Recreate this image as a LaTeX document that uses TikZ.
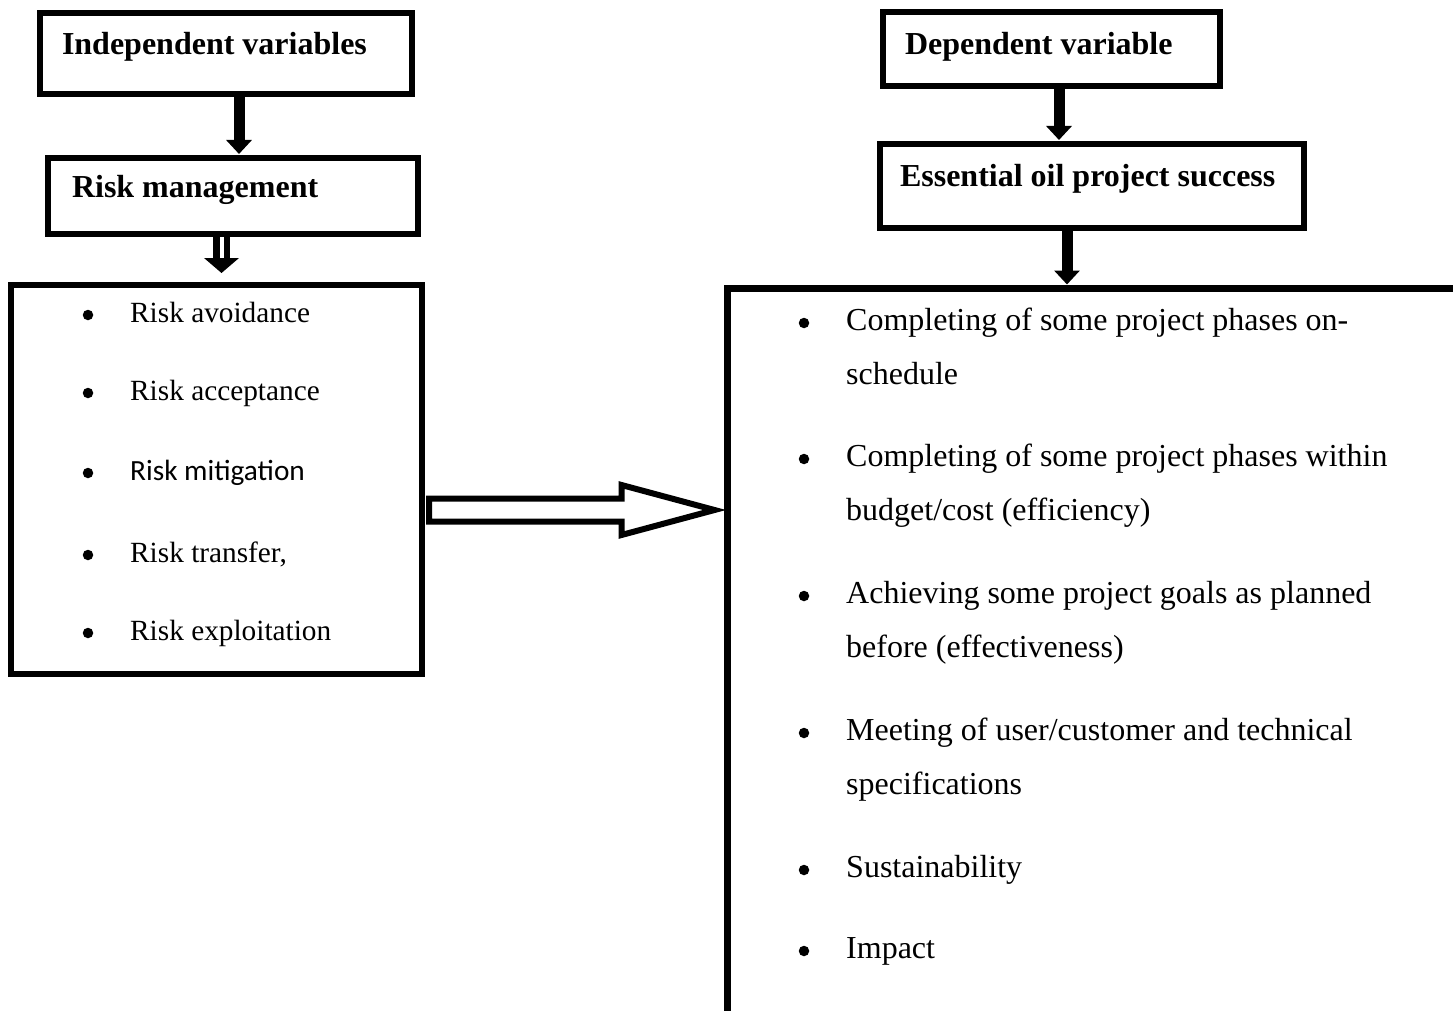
\documentclass[tikz,border=0pt]{standalone}
\usepackage{fontspec}
\setmainfont{Liberation Serif}
\newfontfamily\calibri{Carlito}
\usetikzlibrary{arrows.meta,calc}

\begin{document}
\begin{tikzpicture}[x=1pt,y=-1pt,
        hbox/.style={draw,line width=6pt,fill=white,anchor=north west,outer sep=0pt,
            inner ysep=0pt,align=flush left,font=\fontsize{32}{38}\selectfont\bfseries},
        lbox/.style={draw,line width=6pt,fill=white,anchor=north west,outer sep=0pt,
            inner sep=0pt},
        litem/.style={anchor=base west,inner sep=0pt,font=\fontsize{29.3}{35}\selectfont},
        ritem/.style={anchor=base west,inner sep=0pt,text width=600pt,align=flush left,
            font=\fontsize{32}{54.5}\selectfont},
        dot/.style={circle,fill=black,minimum size=10.5pt,inner sep=0pt},
        down/.style={line width=11pt,-{Triangle[width=25pt,length=14pt]},shorten >=4pt}]
    \clip (0,0) rectangle (1453,1011);
    \fill[white] (0,0) rectangle (1453,1011);

    % left side
    \node[hbox,inner xsep=22pt,text width=328pt,text height=42pt,text depth=39pt]
        (indep) at (40,13) {Independent variables};
    \node[hbox,inner xsep=24pt,text width=322pt,text height=40pt,text depth=36pt]
        (riskmgmt) at (48,158) {Risk management};
    \node[lbox,minimum width=411pt,minimum height=389pt] (risklist) at (11,285) {};

    \node[dot] at (88,315) {}; \node[litem] (avoid) at (130,322) {Risk avoidance};
    \node[dot] at (88,393) {}; \node[litem] (accept) at (130,400) {Risk acceptance};
    \node[dot] at (88,473) {}; \node[litem] (mitig) at (130,480) {\calibri Risk mitigation};
    \node[dot] at (88,555) {}; \node[litem] (transf) at (130,562) {Risk transfer,};
    \node[dot] at (88,633) {}; \node[litem] (exploit) at (130,640) {Risk exploitation};

    \draw[down] ($(indep.south)+(13,0)$) -- ($(indep.south |- riskmgmt.north)+(13,0)$);
    \coordinate (h0) at ($(riskmgmt.south)+(-11.5,3)$);
    \coordinate (h1) at (h0 |- risklist.north);
    \draw[line width=6.5pt,double=white,double distance=4pt] (h0) -- ($(h1)+(0,-26)$);
    \fill ($(h1)+(-17.5,-27)$) -- ($(h1)+(17.5,-27)$) -- ($(h1)+(0,-12)$) -- cycle;

    % right side
    \node[hbox,inner xsep=22pt,text width=293pt,text height=43pt,text depth=31pt]
        (dep) at (883,12) {Dependent variable};
    \node[hbox,inner xsep=20pt,text width=384pt,text height=42pt,text depth=42pt]
        (success) at (880,144) {Essential oil project success};
    \node[lbox,line width=7pt,minimum width=800pt,minimum height=800pt] (bigbox) at (727.5,288.5) {};

    \node[dot] at (804,323) {}; \node[ritem] (sched) at (846,330)
        {Completing of some project phases on-\\schedule};
    \node[dot] at (804,459) {}; \node[ritem] (budget) at (846,466)
        {Completing of some project phases within\\budget/cost (efficiency)};
    \node[dot] at (804,596) {}; \node[ritem] (goals) at (846,603)
        {Achieving some project goals as planned\\before (effectiveness)};
    \node[dot] at (804,733) {}; \node[ritem] (specs) at (846,740)
        {Meeting of user/customer and technical\\specifications};
    \node[dot] at (804,870) {}; \node[ritem] (sustain) at (846,877) {Sustainability};
    \node[dot] at (804,951) {}; \node[ritem] (impact) at (846,958) {Impact};

    \draw[down] ($(dep.south)+(7.5,0)$) -- ($(dep.south |- success.north)+(7.5,0)$);
    \draw[down] ($(success.south)+(-25,0)$) -- ($(success.south |- bigbox.north)+(-25,0)$);

    % arrow between the two sides
    \coordinate (a0) at ($(risklist.east)+(7,30.5)$);
    \coordinate (a1) at (bigbox.west |- a0);
    \draw[line width=6pt,fill=white] ($(a0)+(0,-11.5)$) -- ($(a1)+(-106,-11.5)$)
        -- ($(a1)+(-106,-25)$) -- ($(a1)+(-13,0)$) -- ($(a1)+(-106,25)$)
        -- ($(a1)+(-106,11.5)$) -- ($(a0)+(0,11.5)$) -- cycle;
\end{tikzpicture}
\end{document}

Work to complete: Repeat the lines above, starting at the first and stopping after the line that holds "width=411pt,minimum height=389pt] (risklist)", with the pictures left out.

Exercise solution:
Recreate this image as a LaTeX document that uses TikZ.
\documentclass[tikz,border=0pt]{standalone}
\usepackage{fontspec}
\setmainfont{Liberation Serif}
\newfontfamily\calibri{Carlito}
\usetikzlibrary{arrows.meta,calc}

\begin{document}
\begin{tikzpicture}[x=1pt,y=-1pt,
        hbox/.style={draw,line width=6pt,fill=white,anchor=north west,outer sep=0pt,
            inner ysep=0pt,align=flush left,font=\fontsize{32}{38}\selectfont\bfseries},
        lbox/.style={draw,line width=6pt,fill=white,anchor=north west,outer sep=0pt,
            inner sep=0pt},
        litem/.style={anchor=base west,inner sep=0pt,font=\fontsize{29.3}{35}\selectfont},
        ritem/.style={anchor=base west,inner sep=0pt,text width=600pt,align=flush left,
            font=\fontsize{32}{54.5}\selectfont},
        dot/.style={circle,fill=black,minimum size=10.5pt,inner sep=0pt},
        down/.style={line width=11pt,-{Triangle[width=25pt,length=14pt]},shorten >=4pt}]
    \clip (0,0) rectangle (1453,1011);
    \fill[white] (0,0) rectangle (1453,1011);

    % left side
    \node[hbox,inner xsep=22pt,text width=328pt,text height=42pt,text depth=39pt]
        (indep) at (40,13) {Independent variables};
    \node[hbox,inner xsep=24pt,text width=322pt,text height=40pt,text depth=36pt]
        (riskmgmt) at (48,158) {Risk management};
    \node[lbox,minimum width=411pt,minimum height=389pt] (risklist) at (11,285) {};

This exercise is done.